Begin at the first line of the data and copy each line through the one containing "13.6, 6.7, 3.4];", that line included, with no pictures.

# Supplied information

%%

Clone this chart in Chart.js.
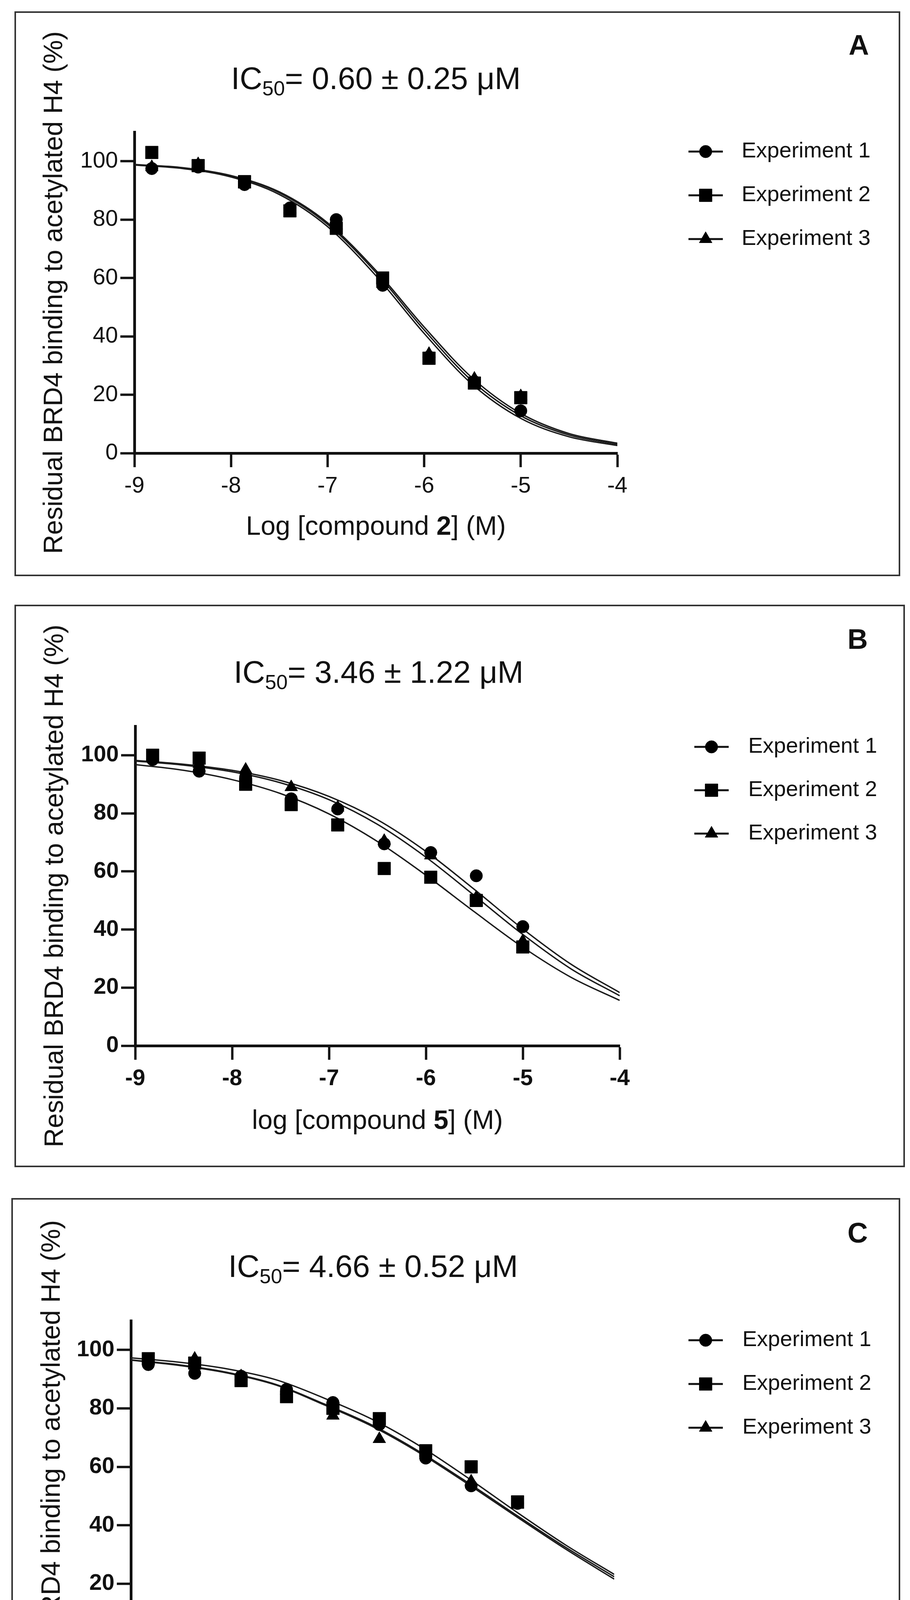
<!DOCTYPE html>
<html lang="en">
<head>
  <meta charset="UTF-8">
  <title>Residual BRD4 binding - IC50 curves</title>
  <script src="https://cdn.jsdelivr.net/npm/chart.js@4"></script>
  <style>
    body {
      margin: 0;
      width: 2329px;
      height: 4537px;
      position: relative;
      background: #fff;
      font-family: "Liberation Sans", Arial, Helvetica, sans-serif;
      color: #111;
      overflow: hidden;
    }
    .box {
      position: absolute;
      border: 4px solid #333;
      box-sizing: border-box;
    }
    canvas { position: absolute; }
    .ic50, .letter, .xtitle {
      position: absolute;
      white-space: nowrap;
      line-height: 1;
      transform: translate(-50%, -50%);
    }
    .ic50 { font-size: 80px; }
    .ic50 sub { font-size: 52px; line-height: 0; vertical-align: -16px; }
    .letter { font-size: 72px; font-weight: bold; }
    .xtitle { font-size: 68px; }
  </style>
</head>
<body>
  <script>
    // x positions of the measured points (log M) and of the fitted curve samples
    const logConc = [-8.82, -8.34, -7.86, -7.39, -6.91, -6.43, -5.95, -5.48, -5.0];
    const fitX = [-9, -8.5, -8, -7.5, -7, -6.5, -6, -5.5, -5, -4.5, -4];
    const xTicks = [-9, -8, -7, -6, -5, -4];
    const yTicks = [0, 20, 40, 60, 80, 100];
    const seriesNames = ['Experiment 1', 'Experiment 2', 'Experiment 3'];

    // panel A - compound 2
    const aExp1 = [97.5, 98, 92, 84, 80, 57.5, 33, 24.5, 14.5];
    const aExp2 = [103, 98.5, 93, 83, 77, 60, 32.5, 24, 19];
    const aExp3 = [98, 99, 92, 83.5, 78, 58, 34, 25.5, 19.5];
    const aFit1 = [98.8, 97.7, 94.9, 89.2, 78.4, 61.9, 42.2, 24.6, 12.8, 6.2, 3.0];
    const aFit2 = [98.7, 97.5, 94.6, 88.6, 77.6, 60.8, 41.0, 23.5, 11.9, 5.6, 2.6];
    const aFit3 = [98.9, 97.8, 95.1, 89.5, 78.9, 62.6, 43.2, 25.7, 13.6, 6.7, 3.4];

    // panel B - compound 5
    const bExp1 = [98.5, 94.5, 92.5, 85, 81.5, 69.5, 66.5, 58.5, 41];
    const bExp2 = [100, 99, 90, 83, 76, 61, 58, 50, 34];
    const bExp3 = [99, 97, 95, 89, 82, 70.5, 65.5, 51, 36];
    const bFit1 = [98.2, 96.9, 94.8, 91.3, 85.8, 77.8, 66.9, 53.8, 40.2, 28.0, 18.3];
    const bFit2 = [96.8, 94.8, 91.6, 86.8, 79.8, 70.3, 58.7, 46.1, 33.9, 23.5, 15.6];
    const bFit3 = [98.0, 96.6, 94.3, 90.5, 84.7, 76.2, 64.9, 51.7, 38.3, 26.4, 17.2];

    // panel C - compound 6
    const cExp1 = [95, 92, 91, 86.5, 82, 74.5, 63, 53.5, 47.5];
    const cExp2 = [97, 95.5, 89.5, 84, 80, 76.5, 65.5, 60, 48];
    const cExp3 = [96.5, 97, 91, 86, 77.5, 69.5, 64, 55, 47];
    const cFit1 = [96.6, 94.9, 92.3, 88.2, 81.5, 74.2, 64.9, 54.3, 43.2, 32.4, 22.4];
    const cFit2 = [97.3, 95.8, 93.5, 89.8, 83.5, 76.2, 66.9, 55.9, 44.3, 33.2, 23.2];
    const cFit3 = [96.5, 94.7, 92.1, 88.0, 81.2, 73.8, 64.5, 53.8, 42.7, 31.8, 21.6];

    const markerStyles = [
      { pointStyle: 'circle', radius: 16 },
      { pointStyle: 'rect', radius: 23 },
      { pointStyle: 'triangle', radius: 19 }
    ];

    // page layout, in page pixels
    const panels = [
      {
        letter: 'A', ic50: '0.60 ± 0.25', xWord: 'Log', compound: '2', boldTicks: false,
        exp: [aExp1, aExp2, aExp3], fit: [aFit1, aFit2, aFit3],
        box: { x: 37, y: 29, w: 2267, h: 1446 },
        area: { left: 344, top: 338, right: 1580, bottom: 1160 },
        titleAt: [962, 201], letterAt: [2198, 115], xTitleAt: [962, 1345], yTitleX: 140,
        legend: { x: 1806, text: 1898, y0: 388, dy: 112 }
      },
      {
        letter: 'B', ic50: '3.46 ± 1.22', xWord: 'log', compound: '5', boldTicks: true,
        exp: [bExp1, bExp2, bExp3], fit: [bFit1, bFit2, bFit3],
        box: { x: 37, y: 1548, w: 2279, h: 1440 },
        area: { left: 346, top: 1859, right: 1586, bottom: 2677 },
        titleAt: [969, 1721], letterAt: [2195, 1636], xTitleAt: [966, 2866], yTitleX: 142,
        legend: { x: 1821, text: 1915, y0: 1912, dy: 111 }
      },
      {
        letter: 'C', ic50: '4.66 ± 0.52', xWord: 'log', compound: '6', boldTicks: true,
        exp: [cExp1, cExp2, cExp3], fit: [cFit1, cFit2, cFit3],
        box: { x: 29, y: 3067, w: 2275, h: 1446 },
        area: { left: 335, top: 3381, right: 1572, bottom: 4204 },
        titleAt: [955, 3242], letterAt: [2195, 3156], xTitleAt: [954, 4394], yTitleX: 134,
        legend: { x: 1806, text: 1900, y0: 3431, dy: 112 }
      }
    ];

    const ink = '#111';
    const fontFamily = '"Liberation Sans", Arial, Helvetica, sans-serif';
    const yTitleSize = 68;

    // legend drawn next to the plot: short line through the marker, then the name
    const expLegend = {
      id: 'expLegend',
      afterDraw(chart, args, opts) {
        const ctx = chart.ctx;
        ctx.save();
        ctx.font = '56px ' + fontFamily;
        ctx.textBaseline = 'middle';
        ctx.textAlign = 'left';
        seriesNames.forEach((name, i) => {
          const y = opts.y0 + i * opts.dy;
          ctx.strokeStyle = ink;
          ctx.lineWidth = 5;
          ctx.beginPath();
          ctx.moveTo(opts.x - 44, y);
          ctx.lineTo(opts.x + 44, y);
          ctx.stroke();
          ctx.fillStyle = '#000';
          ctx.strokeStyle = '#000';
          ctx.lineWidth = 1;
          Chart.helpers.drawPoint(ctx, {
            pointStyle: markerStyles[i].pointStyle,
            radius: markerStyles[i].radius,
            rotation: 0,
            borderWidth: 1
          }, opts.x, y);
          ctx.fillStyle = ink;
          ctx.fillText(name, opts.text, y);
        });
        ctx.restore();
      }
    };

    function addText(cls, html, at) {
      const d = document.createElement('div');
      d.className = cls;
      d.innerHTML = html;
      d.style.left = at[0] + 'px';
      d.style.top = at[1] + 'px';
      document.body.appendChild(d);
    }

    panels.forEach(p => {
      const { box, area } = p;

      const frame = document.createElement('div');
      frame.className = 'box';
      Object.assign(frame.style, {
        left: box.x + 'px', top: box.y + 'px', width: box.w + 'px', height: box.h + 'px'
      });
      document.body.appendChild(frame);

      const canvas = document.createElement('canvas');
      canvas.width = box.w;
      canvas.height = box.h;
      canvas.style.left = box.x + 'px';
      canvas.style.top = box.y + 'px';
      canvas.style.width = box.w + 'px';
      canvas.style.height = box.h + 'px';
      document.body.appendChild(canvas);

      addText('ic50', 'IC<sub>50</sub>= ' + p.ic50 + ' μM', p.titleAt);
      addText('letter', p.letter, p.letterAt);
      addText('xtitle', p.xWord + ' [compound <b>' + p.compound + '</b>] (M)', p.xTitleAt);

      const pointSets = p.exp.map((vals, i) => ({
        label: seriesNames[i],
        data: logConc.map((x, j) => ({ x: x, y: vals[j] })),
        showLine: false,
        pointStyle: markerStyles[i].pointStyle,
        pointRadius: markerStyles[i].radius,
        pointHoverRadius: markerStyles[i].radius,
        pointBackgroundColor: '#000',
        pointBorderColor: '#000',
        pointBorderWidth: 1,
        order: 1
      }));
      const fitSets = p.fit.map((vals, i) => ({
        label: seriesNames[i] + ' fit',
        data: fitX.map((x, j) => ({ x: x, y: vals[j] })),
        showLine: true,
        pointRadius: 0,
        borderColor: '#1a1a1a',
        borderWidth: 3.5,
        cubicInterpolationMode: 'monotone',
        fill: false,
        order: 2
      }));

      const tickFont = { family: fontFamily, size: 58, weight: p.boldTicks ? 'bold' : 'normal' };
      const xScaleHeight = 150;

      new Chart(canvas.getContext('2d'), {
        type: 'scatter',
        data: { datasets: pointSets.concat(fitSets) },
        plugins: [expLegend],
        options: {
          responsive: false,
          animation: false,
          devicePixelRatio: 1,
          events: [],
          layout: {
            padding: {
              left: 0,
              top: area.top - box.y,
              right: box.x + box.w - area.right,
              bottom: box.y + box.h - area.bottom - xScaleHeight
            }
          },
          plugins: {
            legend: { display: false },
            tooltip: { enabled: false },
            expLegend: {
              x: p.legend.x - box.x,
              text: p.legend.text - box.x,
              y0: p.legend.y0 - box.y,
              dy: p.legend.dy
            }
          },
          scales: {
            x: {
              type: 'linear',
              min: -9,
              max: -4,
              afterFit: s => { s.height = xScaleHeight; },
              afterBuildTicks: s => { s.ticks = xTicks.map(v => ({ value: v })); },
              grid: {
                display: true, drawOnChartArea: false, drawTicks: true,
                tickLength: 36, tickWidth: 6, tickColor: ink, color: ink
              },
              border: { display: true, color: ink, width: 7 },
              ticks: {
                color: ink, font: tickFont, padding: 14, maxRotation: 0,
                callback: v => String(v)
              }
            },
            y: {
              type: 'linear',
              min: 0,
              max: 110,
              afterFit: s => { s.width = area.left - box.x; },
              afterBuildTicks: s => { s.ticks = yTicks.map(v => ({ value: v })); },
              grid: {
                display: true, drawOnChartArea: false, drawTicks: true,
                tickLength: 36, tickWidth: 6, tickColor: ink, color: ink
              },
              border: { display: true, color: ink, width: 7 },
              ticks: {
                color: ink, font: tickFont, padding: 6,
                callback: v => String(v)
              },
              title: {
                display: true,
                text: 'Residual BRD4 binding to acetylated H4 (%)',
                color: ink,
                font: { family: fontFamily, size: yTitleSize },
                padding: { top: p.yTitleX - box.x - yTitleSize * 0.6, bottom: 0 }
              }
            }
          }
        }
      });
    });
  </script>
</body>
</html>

%%

# Solved exercise
Clone this chart in Chart.js.
<!DOCTYPE html>
<html lang="en">
<head>
  <meta charset="UTF-8">
  <title>Residual BRD4 binding - IC50 curves</title>
  <script src="https://cdn.jsdelivr.net/npm/chart.js@4"></script>
  <style>
    body {
      margin: 0;
      width: 2329px;
      height: 4537px;
      position: relative;
      background: #fff;
      font-family: "Liberation Sans", Arial, Helvetica, sans-serif;
      color: #111;
      overflow: hidden;
    }
    .box {
      position: absolute;
      border: 4px solid #333;
      box-sizing: border-box;
    }
    canvas { position: absolute; }
    .ic50, .letter, .xtitle {
      position: absolute;
      white-space: nowrap;
      line-height: 1;
      transform: translate(-50%, -50%);
    }
    .ic50 { font-size: 80px; }
    .ic50 sub { font-size: 52px; line-height: 0; vertical-align: -16px; }
    .letter { font-size: 72px; font-weight: bold; }
    .xtitle { font-size: 68px; }
  </style>
</head>
<body>
  <script>
    // x positions of the measured points (log M) and of the fitted curve samples
    const logConc = [-8.82, -8.34, -7.86, -7.39, -6.91, -6.43, -5.95, -5.48, -5.0];
    const fitX = [-9, -8.5, -8, -7.5, -7, -6.5, -6, -5.5, -5, -4.5, -4];
    const xTicks = [-9, -8, -7, -6, -5, -4];
    const yTicks = [0, 20, 40, 60, 80, 100];
    const seriesNames = ['Experiment 1', 'Experiment 2', 'Experiment 3'];

    // panel A - compound 2
    const aExp1 = [97.5, 98, 92, 84, 80, 57.5, 33, 24.5, 14.5];
    const aExp2 = [103, 98.5, 93, 83, 77, 60, 32.5, 24, 19];
    const aExp3 = [98, 99, 92, 83.5, 78, 58, 34, 25.5, 19.5];
    const aFit1 = [98.8, 97.7, 94.9, 89.2, 78.4, 61.9, 42.2, 24.6, 12.8, 6.2, 3.0];
    const aFit2 = [98.7, 97.5, 94.6, 88.6, 77.6, 60.8, 41.0, 23.5, 11.9, 5.6, 2.6];
    const aFit3 = [98.9, 97.8, 95.1, 89.5, 78.9, 62.6, 43.2, 25.7, 13.6, 6.7, 3.4];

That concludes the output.